Excitedly diving in without a refresher course of the band’s full discography, my initial notes for this second album suggested it was more raw, less melodic, and infinitely more aggressive with its light blackened touches. These are appealing thoughts but almost entirely wrong in hindsight. Ensnared have always carried a late 80’s death/thrash rawness in hand even within their most beauteous peaking moments, this album is more warmly analog in terms of guitar tone and dynamic capture. It feels somewhat ‘live’ in presence and alive in ear, a raw and screaming wound but not uncharacteristically so. If anything ‘Inimicus Generis Humani’ is more melodic in that each of its songs develops a thematic voice, an arc, or a repeated device beyond the stream of consciousness felt throughout ‘Dysangelium’, this makes for heightened dramatic impact and the sense that Ensnared are refining, maturing, growing slowly more insane as the acidic effect of time incessantly chips away at patience and nuance.

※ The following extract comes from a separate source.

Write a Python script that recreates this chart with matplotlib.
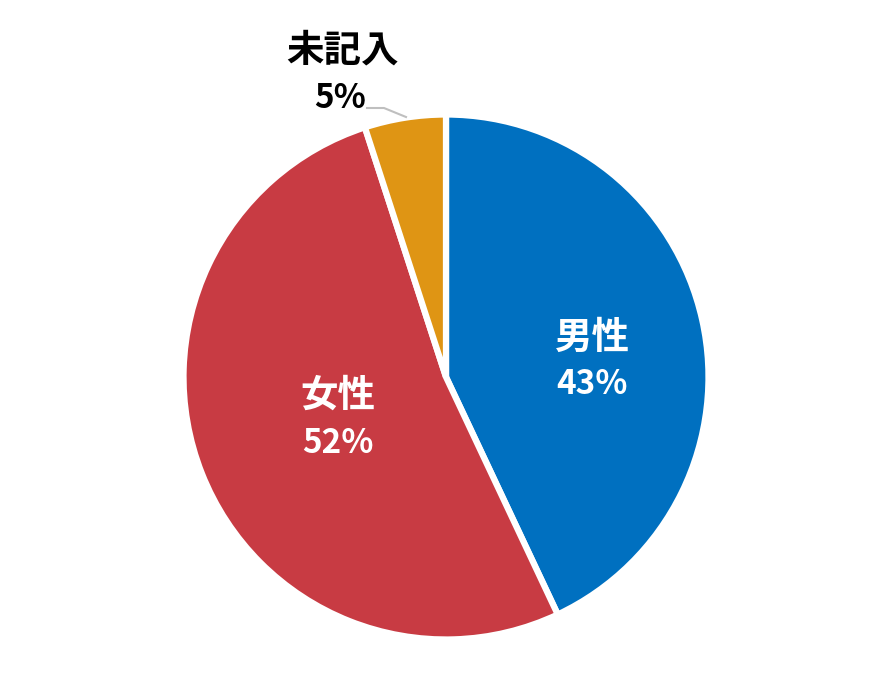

‘Inimicus Generis Humani’ will undoubtedly please fandom old and new for its occult depths-charged ‘Divus de Mortuus’-esque vision and uniquely applied fourth generation removed voice. The grit of their honestly rendered still-dark and experimental death metal sound is appreciable and sustained at a high standard whilst the compositional dynamic of this second record explodes within the mind as it sinks from the cerebellum towards the frontal lobe. An arcane evolution rendered into elite swarm, a crushingly intense nihilistic battery of crawling psychic dread, and an army of slaughterous death riffs sets ‘Inimicus Generis Humani’ as one of my highest recommendations for February and the year in general.